Objective: Look through the entries below and extract exactly the lines from the one containing "Generate a web" through the one containing "CuNiAl - III", ends included.

Rows:
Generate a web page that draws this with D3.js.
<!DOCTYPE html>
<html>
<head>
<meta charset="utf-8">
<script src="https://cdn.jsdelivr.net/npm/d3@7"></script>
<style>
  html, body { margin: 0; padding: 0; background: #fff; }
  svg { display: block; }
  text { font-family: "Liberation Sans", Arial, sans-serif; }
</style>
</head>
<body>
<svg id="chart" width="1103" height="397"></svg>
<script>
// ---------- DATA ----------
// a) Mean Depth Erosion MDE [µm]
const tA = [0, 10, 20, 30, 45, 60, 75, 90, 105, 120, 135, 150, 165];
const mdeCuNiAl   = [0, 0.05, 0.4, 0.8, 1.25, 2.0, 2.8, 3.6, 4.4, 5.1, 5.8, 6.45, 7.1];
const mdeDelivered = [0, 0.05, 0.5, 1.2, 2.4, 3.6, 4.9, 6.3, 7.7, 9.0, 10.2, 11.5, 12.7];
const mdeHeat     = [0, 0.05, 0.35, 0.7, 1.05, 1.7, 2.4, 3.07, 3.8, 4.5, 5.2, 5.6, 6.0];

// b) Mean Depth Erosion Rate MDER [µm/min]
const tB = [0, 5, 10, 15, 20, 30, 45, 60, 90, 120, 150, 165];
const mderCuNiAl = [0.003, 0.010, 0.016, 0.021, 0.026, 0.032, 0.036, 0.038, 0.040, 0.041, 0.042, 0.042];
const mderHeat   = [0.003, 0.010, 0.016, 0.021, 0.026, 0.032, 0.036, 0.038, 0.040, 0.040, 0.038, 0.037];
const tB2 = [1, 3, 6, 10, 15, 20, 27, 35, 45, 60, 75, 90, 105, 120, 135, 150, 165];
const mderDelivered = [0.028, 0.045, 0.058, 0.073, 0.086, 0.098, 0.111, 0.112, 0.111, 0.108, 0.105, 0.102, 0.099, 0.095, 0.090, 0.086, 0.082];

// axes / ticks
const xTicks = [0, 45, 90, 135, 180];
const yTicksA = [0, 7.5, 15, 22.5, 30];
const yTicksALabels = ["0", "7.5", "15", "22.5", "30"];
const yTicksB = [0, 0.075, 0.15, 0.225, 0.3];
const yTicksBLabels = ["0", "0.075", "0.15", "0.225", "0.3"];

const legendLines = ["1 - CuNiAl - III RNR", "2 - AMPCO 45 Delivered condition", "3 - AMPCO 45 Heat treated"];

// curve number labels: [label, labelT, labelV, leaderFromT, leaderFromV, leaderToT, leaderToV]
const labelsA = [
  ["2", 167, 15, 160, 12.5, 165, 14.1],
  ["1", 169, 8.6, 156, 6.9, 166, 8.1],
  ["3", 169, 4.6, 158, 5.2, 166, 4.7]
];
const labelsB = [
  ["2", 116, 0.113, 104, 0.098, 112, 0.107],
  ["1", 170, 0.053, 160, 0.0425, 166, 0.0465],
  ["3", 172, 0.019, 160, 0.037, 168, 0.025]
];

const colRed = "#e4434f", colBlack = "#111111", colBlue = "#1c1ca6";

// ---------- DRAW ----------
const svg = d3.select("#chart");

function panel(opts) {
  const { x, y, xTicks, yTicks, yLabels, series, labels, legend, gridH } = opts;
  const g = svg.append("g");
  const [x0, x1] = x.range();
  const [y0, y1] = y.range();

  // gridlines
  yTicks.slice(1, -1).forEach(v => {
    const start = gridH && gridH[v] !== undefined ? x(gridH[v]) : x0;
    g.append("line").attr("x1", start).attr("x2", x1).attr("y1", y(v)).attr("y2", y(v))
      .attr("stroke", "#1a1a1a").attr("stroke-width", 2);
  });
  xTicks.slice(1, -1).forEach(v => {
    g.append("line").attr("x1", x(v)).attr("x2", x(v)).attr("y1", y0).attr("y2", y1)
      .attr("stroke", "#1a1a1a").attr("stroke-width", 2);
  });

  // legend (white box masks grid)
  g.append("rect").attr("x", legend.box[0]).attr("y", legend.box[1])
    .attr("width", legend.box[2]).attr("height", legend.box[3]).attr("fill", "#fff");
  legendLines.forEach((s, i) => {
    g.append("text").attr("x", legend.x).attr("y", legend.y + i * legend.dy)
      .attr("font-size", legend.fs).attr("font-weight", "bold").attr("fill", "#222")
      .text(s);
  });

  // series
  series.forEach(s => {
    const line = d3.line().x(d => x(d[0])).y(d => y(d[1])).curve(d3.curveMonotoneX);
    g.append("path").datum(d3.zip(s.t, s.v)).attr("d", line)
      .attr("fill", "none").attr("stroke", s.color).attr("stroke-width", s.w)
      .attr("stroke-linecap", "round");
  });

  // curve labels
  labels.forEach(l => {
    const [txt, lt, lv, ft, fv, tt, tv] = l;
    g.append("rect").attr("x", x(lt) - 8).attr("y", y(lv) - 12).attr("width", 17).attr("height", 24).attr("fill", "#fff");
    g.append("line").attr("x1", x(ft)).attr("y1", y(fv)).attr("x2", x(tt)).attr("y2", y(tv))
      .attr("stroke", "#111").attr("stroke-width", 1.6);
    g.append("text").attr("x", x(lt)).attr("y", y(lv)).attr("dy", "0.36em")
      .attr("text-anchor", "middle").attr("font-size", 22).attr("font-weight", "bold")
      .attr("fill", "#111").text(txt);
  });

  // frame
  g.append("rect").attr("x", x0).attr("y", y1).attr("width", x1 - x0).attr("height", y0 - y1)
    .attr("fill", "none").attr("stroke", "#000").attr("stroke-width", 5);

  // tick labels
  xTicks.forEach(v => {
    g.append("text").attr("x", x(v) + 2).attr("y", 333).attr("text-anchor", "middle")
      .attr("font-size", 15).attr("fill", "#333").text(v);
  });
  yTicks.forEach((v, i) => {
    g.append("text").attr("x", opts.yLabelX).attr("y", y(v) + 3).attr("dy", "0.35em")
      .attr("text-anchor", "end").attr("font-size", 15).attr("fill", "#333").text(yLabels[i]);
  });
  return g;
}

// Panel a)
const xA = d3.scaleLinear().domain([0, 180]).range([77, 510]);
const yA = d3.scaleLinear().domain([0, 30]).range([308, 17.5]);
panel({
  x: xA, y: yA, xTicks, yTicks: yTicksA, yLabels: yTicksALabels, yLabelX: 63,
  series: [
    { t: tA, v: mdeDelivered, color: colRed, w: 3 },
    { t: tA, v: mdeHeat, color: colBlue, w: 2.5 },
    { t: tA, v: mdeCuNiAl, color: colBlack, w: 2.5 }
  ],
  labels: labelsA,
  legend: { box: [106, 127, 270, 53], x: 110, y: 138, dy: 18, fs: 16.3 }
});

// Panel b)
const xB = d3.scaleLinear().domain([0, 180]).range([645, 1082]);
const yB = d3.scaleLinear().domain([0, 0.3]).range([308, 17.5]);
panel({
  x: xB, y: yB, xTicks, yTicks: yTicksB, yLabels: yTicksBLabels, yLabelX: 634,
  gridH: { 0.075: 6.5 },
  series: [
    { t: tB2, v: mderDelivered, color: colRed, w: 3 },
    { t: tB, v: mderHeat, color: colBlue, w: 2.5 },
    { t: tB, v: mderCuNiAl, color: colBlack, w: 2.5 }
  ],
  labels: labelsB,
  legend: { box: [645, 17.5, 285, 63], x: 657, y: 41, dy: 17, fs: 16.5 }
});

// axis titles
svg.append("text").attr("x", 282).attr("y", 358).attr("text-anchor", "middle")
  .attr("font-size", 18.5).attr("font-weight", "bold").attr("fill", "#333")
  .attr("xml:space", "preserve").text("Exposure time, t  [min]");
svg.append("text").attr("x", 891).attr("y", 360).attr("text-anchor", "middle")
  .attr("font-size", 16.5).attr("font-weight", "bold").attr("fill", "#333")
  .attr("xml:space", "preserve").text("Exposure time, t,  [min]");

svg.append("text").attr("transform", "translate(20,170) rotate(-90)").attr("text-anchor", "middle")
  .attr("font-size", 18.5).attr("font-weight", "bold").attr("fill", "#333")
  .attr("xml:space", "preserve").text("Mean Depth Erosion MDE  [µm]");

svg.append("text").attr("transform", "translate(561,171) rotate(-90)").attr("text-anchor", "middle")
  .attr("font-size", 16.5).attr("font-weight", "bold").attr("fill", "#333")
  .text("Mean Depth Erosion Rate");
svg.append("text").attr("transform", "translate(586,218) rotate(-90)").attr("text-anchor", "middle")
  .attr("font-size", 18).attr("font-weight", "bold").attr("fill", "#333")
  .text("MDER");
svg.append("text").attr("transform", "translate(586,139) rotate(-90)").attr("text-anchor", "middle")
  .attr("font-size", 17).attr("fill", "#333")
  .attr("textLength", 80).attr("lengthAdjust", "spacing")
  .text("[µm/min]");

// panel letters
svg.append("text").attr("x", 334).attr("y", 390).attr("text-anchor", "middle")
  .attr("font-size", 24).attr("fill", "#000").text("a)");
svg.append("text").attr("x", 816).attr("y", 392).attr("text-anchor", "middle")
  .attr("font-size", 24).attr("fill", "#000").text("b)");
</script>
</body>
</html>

* * *

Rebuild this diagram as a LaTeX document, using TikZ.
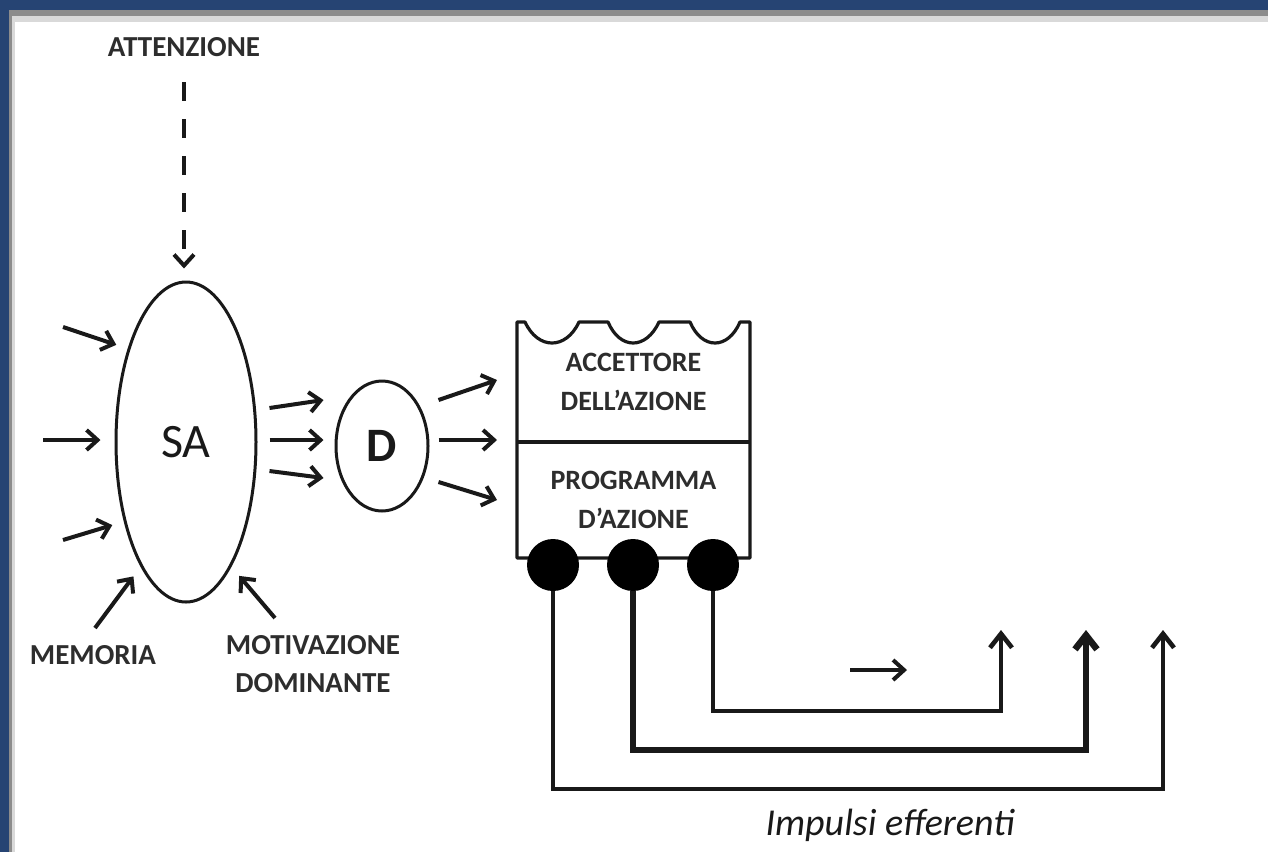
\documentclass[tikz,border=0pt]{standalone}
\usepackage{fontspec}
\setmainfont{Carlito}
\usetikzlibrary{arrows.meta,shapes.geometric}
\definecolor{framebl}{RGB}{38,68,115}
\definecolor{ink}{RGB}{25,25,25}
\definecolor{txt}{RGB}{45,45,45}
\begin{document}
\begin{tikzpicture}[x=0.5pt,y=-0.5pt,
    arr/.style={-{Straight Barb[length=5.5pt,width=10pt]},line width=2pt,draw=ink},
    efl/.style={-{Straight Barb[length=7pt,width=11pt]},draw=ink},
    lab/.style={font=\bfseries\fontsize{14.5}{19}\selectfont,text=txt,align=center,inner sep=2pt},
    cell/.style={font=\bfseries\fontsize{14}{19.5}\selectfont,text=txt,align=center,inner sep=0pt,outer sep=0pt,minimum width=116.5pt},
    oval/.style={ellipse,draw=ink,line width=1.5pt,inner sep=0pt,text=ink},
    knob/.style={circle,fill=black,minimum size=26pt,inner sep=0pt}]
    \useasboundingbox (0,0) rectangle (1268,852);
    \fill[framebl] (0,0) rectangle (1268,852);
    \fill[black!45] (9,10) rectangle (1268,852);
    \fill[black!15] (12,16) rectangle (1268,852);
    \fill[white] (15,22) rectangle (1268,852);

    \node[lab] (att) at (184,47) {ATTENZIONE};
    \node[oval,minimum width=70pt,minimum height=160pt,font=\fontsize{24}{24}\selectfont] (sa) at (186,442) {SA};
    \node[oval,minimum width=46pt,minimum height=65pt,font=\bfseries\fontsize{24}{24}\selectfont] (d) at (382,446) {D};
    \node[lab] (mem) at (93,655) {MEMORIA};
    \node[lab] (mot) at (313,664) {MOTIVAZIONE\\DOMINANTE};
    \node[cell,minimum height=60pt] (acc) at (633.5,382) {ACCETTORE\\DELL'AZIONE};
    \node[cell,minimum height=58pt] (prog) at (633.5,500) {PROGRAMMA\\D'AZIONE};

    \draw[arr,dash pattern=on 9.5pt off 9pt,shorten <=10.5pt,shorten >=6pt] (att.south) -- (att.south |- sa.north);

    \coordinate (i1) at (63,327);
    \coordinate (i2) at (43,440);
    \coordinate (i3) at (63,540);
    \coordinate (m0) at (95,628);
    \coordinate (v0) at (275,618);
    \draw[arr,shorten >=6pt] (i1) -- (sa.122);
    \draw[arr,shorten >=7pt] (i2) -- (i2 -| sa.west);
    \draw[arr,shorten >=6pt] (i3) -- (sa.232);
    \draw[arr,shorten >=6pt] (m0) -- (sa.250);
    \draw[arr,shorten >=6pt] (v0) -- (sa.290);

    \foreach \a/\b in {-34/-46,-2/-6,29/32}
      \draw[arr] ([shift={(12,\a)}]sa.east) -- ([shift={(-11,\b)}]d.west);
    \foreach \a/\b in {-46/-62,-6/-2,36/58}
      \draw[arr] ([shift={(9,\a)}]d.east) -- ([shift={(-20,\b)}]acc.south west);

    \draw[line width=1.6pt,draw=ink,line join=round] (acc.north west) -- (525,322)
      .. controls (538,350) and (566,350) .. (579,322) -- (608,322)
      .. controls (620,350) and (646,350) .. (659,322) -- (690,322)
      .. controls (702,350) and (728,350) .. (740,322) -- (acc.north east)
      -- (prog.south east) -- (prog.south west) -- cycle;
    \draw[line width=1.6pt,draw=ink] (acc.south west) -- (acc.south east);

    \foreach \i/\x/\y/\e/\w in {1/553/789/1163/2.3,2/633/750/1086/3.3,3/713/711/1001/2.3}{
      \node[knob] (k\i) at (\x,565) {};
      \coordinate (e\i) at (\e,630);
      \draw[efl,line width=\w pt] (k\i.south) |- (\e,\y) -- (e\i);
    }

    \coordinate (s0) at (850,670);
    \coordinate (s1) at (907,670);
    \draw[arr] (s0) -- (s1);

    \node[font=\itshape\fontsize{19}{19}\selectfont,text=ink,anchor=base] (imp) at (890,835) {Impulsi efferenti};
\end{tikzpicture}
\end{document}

Exercise answer:
Generate a web page that draws this with D3.js.
<!DOCTYPE html>
<html>
<head>
<meta charset="utf-8">
<script src="https://cdn.jsdelivr.net/npm/d3@7"></script>
<style>
  html, body { margin: 0; padding: 0; background: #fff; }
  svg { display: block; }
  text { font-family: "Liberation Sans", Arial, sans-serif; }
</style>
</head>
<body>
<svg id="chart" width="1103" height="397"></svg>
<script>
// ---------- DATA ----------
// a) Mean Depth Erosion MDE [µm]
const tA = [0, 10, 20, 30, 45, 60, 75, 90, 105, 120, 135, 150, 165];
const mdeCuNiAl   = [0, 0.05, 0.4, 0.8, 1.25, 2.0, 2.8, 3.6, 4.4, 5.1, 5.8, 6.45, 7.1];
const mdeDelivered = [0, 0.05, 0.5, 1.2, 2.4, 3.6, 4.9, 6.3, 7.7, 9.0, 10.2, 11.5, 12.7];
const mdeHeat     = [0, 0.05, 0.35, 0.7, 1.05, 1.7, 2.4, 3.07, 3.8, 4.5, 5.2, 5.6, 6.0];

// b) Mean Depth Erosion Rate MDER [µm/min]
const tB = [0, 5, 10, 15, 20, 30, 45, 60, 90, 120, 150, 165];
const mderCuNiAl = [0.003, 0.010, 0.016, 0.021, 0.026, 0.032, 0.036, 0.038, 0.040, 0.041, 0.042, 0.042];
const mderHeat   = [0.003, 0.010, 0.016, 0.021, 0.026, 0.032, 0.036, 0.038, 0.040, 0.040, 0.038, 0.037];
const tB2 = [1, 3, 6, 10, 15, 20, 27, 35, 45, 60, 75, 90, 105, 120, 135, 150, 165];
const mderDelivered = [0.028, 0.045, 0.058, 0.073, 0.086, 0.098, 0.111, 0.112, 0.111, 0.108, 0.105, 0.102, 0.099, 0.095, 0.090, 0.086, 0.082];

// axes / ticks
const xTicks = [0, 45, 90, 135, 180];
const yTicksA = [0, 7.5, 15, 22.5, 30];
const yTicksALabels = ["0", "7.5", "15", "22.5", "30"];
const yTicksB = [0, 0.075, 0.15, 0.225, 0.3];
const yTicksBLabels = ["0", "0.075", "0.15", "0.225", "0.3"];

const legendLines = ["1 - CuNiAl - III RNR", "2 - AMPCO 45 Delivered condition", "3 - AMPCO 45 Heat treated"];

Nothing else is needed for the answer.